Я возражал против такого новшества восприятия, но оно увлекало меня, и в этом увлечении было мучительное блаженство.
Внутренне возражая, я все-таки следил за непонятным ходом службы, вместе со всеми склонял голову и, когда все крестились, косо крестился, боясь толкнуть кого-нибудь локтем.
Мама не замечала ничего вокруг, глядя на алтарь, как диспетчер на экран радара, а Наташа стояла как обиженная, держа во рту воздух.
Я понял, чего напряженно ждала матушка, когда сутулый мальчишка спешно унес светильник, и священнослужитель с поклоном открыл резные дверцы: молящиеся, и матушка в их числе, рядами, от передних до задних, повалились ниц перед Чашей так споро и выразительно, как будто из алтаря вышел Сам Христос, окинул их взглядом и заметил, кто и как Ему поклонился.
Я нагнул шею, а Наташа сломалась в поясе, уперла руки в колени как вратарь, а голову опустила, - спрятала от Христа лицо, не желая быть Им узнанной.

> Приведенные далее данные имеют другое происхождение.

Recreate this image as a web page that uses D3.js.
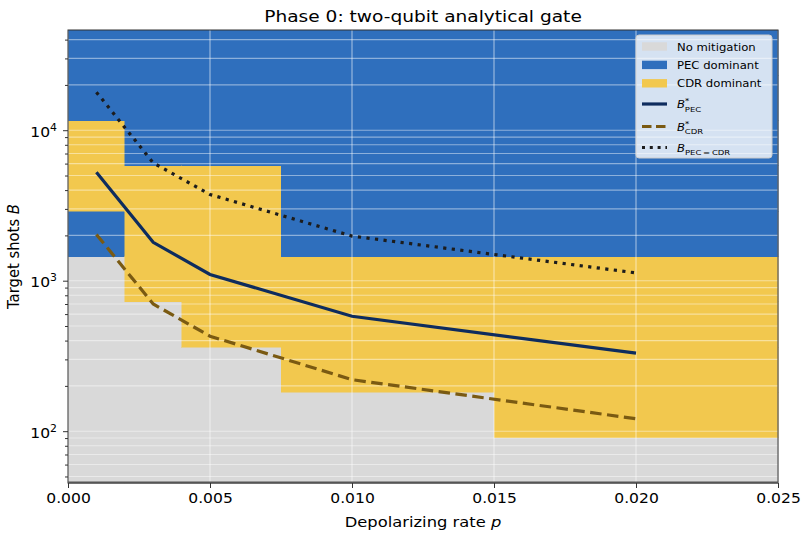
<!DOCTYPE html>
<html lang="en">
<head>
<meta charset="UTF-8">
<title>Phase 0: two-qubit analytical gate</title>
<script src="https://cdn.jsdelivr.net/npm/d3@7"></script>
<style>
  body { margin: 0; background: #fff; }
  svg { display: block; font-family: "DejaVu Sans", sans-serif; }
</style>
</head>
<body>
<svg id="chart" width="805" height="536"></svg>
<script>
// depolarizing rates (columns) and target shots (rows, powers of two)
const pValues = [0.001, 0.003, 0.005, 0.010, 0.020];
const shotValues = [64, 128, 256, 512, 1024, 2048, 4096, 8192, 16384, 32768];

const regimeNames = ["No mitigation", "PEC dominant", "CDR dominant"];
const regimeColors = ["#d9d9d9", "#2f6fbd", "#f2c84e"];

// regime index per shot row (bottom -> top), one list per p column
const regimeP001 = [0, 0, 0, 0, 0, 1, 2, 2, 1, 1];
const regimeP003 = [0, 0, 0, 0, 2, 2, 2, 1, 1, 1];
const regimeP005 = [0, 0, 0, 2, 2, 2, 2, 1, 1, 1];
const regimeP010 = [0, 0, 2, 2, 2, 1, 1, 1, 1, 1];
const regimeP020 = [0, 2, 2, 2, 2, 1, 1, 1, 1, 1];
const regimeGrid = [regimeP001, regimeP003, regimeP005, regimeP010, regimeP020];

// threshold curves
const bPec = [5260, 1800, 1100, 580, 330];
const bCdr = [2030, 700, 428, 220, 121];
const bCross = [17900, 6070, 3740, 1980, 1127];

const xTicks = [0, 0.005, 0.010, 0.015, 0.020, 0.025];
const yMajorTicks = [100, 1000, 10000];

const SX = 1.12; // text in the picture is a bit wider than tall

const svg = d3.select("#chart");
const margin = { left: 68, right: 27, top: 30, bottom: 53 };
const W = 805, H = 536;
const plotW = W - margin.left - margin.right;
const plotH = H - margin.top - margin.bottom;

// cell edges like pcolormesh(shading="nearest")
function edges(vals) {
  const e = [vals[0] - (vals[1] - vals[0]) / 2];
  for (let i = 0; i < vals.length - 1; i++) e.push((vals[i] + vals[i + 1]) / 2);
  const n = vals.length - 1;
  e.push(vals[n] + (vals[n] - vals[n - 1]) / 2);
  return e;
}
const pEdges = edges(pValues);
const bEdges = edges(shotValues.map(Math.log2)).map(v => Math.pow(2, v));

const x = d3.scaleLinear().domain([pEdges[0], pEdges[pEdges.length - 1]]).range([0, plotW]);
const y = d3.scaleLog().domain([bEdges[0], bEdges[bEdges.length - 1]]).range([plotH, 0]);

const g = svg.append("g").attr("transform", `translate(${margin.left},${margin.top})`);

// heat cells
const cells = [];
regimeGrid.forEach((col, i) => {
  col.forEach((r, j) => {
    cells.push({ x0: pEdges[i], x1: pEdges[i + 1], y0: bEdges[j], y1: bEdges[j + 1], r: r });
  });
});
g.append("g").selectAll("rect").data(cells).join("rect")
  .attr("x", d => x(d.x0))
  .attr("y", d => y(d.y1))
  .attr("width", d => x(d.x1) - x(d.x0))
  .attr("height", d => y(d.y0) - y(d.y1))
  .attr("fill", d => regimeColors[d.r])
  .attr("stroke", d => regimeColors[d.r])
  .attr("stroke-width", 0.5)
  .attr("shape-rendering", "crispEdges");

// grid
const [yMin, yMax] = y.domain();
const yAllTicks = [];
for (let dec = 1; dec <= 5; dec++) {
  for (let m = 1; m <= 9; m++) {
    const v = m * Math.pow(10, dec);
    if (v >= yMin && v <= yMax) yAllTicks.push(v);
  }
}
const yMinorTicks = yAllTicks.filter(v => !yMajorTicks.includes(v));

g.append("g").selectAll("line").data(yAllTicks).join("line")
  .attr("x1", 0).attr("x2", plotW)
  .attr("y1", d => y(d)).attr("y2", d => y(d))
  .attr("stroke", "#fff").attr("stroke-opacity", 0.45).attr("stroke-width", 1.1);

g.append("g").selectAll("line").data(xTicks).join("line")
  .attr("x1", d => x(d)).attr("x2", d => x(d))
  .attr("y1", 0).attr("y2", plotH)
  .attr("stroke", "#fff").attr("stroke-opacity", 0.55).attr("stroke-width", 1.1);

// curves
const line = d3.line().x((d, i) => x(pValues[i])).y(d => y(d));
g.append("path").datum(bCross).attr("d", line)
  .attr("fill", "none").attr("stroke", "#1c1c1c").attr("stroke-width", 3.2)
  .attr("stroke-dasharray", "3.2 5.4");
g.append("path").datum(bPec).attr("d", line)
  .attr("fill", "none").attr("stroke", "#0e2c5e").attr("stroke-width", 3.2);
g.append("path").datum(bCdr).attr("d", line)
  .attr("fill", "none").attr("stroke", "#7a5a12").attr("stroke-width", 3.2)
  .attr("stroke-dasharray", "11.5 5.5");

// frame
g.append("rect").attr("width", plotW).attr("height", plotH)
  .attr("fill", "none").attr("stroke", "#333").attr("stroke-width", 1);
g.append("line").attr("x1", 0).attr("x2", plotW).attr("y1", plotH - 0.5).attr("y2", plotH - 0.5)
  .attr("stroke", "#555").attr("stroke-width", 2);

// x axis
const xAxis = g.append("g").attr("transform", `translate(0,${plotH})`)
  .call(d3.axisBottom(x).tickValues(xTicks).tickFormat(d3.format(".3f")).tickSize(5).tickPadding(5));
xAxis.select(".domain").remove();
xAxis.selectAll("text").attr("font-size", 13.9).attr("fill", "#000")
  .attr("font-family", "DejaVu Sans").attr("transform", `scale(${SX},1)`);
xAxis.selectAll("line").attr("stroke", "#333");

// y axis (major + minor ticks)
const yAxis = g.append("g")
  .call(d3.axisLeft(y).tickValues(yMajorTicks).tickFormat("").tickSize(5));
yAxis.select(".domain").remove();
yAxis.selectAll("line").attr("stroke", "#333");
const yMinor = g.append("g")
  .call(d3.axisLeft(y).tickValues(yMinorTicks).tickFormat("").tickSize(3));
yMinor.select(".domain").remove();
yMinor.selectAll("line").attr("stroke", "#333");

const yLab = g.append("g").selectAll("text").data(yMajorTicks).join("text")
  .attr("transform", d => `translate(-11,${y(d) + 6.5}) scale(${SX},1)`)
  .attr("text-anchor", "end").attr("font-size", 13.9).attr("fill", "#000");
yLab.append("tspan").text("10");
yLab.append("tspan").attr("dy", -6).attr("font-size", 9.7).text(d => Math.round(Math.log10(d)));

// title and axis labels
svg.append("text").attr("transform", `translate(${margin.left + plotW / 2},21.5) scale(${SX},1)`)
  .attr("text-anchor", "middle").attr("font-size", 16.6).text("Phase 0: two-qubit analytical gate");

const xl = svg.append("text").attr("transform", `translate(${margin.left + plotW / 2},527) scale(${SX},1)`)
  .attr("text-anchor", "middle").attr("font-size", 14.6);
xl.append("tspan").text("Depolarizing rate ");
xl.append("tspan").attr("font-style", "italic").text("p");

const yl = svg.append("text")
  .attr("transform", `translate(19,${margin.top + plotH / 2}) scale(${SX},1) rotate(-90)`)
  .attr("text-anchor", "middle").attr("font-size", 14.8);
yl.append("tspan").text("Target shots ");
yl.append("tspan").attr("font-style", "italic").text("B");

// legend
const leg = svg.append("g").attr("transform", "translate(636,35)");
leg.append("rect").attr("width", 136).attr("height", 123).attr("rx", 3)
  .attr("fill", "#fff").attr("fill-opacity", 0.8).attr("stroke", "#ccc").attr("stroke-width", 1);

regimeNames.forEach((name, i) => {
  const cy = 11.5 + i * 18.4;
  leg.append("rect").attr("x", 6).attr("y", cy - 4.2).attr("width", 25).attr("height", 8.4)
    .attr("fill", regimeColors[i]);
  leg.append("text").attr("transform", `translate(41,${cy + 4}) scale(${SX},1)`)
    .attr("font-size", 10.4).text(name);
});

const lineItems = [
  { sup: "*", sub: "PEC", color: "#0e2c5e", dash: null, cy: 69 },
  { sup: "*", sub: "CDR", color: "#7a5a12", dash: "9.5 4.5", cy: 91.5 },
  { sup: null, sub: "PEC\u2009=\u2009CDR", color: "#1c1c1c", dash: "3 4.8", cy: 112.5 }
];
lineItems.forEach(it => {
  const l = leg.append("line").attr("x1", 6).attr("x2", 31).attr("y1", it.cy).attr("y2", it.cy)
    .attr("stroke", it.color).attr("stroke-width", 3.2);
  if (it.dash) l.attr("stroke-dasharray", it.dash);
  const t = leg.append("text").attr("transform", `translate(41,${it.cy + 4.2}) scale(${SX},1)`)
    .attr("font-size", 10.4);
  t.append("tspan").attr("font-style", "italic").text("B");
  if (it.sup) {
    t.append("tspan").attr("dy", -5).attr("font-size", 7.6).text(it.sup);
    t.append("tspan").attr("dx", -4).attr("dy", 8.5).attr("font-size", 7.6).text(it.sub);
  } else {
    t.append("tspan").attr("dy", 3.5).attr("font-size", 7.6).text(it.sub);
  }
});
</script>
</body>
</html>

В том же блаженном мучении подчинения я скрестил на груди руки и встал в очередь, переминаясь с ноги на ногу и из очереди выглядывая, чтобы как следует изучить протокол и у алтаря все сделать правильно.
Во мне оформилось глубокое уважение к Таинству исповеди - я на себе испытал и пережил его действенность, и, поскольку я стал сторонником Таинства исповеди, снисходительно-пренебрежительное отношение к Таинству причащения во мне только возросло.
Я считал пережитком язычества это страшное "ешьте Плоть Мою и пейте Кровь Мою" или, скорее, неудачной притчей, которая теперь как спектакль разыгрывается культом именно потому, что ее переносное значение не понятно.
Подходя в Чаше, я волновался так же незначительно, как волнуется участник массовки, выходя на сцену, но и это волнение держит в тисках сосредоточенности и словно состригает все мысли, оставляя только мыслительный подшерсток, без которого бодрствующее сознание обойтись не может. Это фиксация физических действий: "Подхожу ближе. Говорю имя. Глотаю. Целую низ Чаши. Иду туда".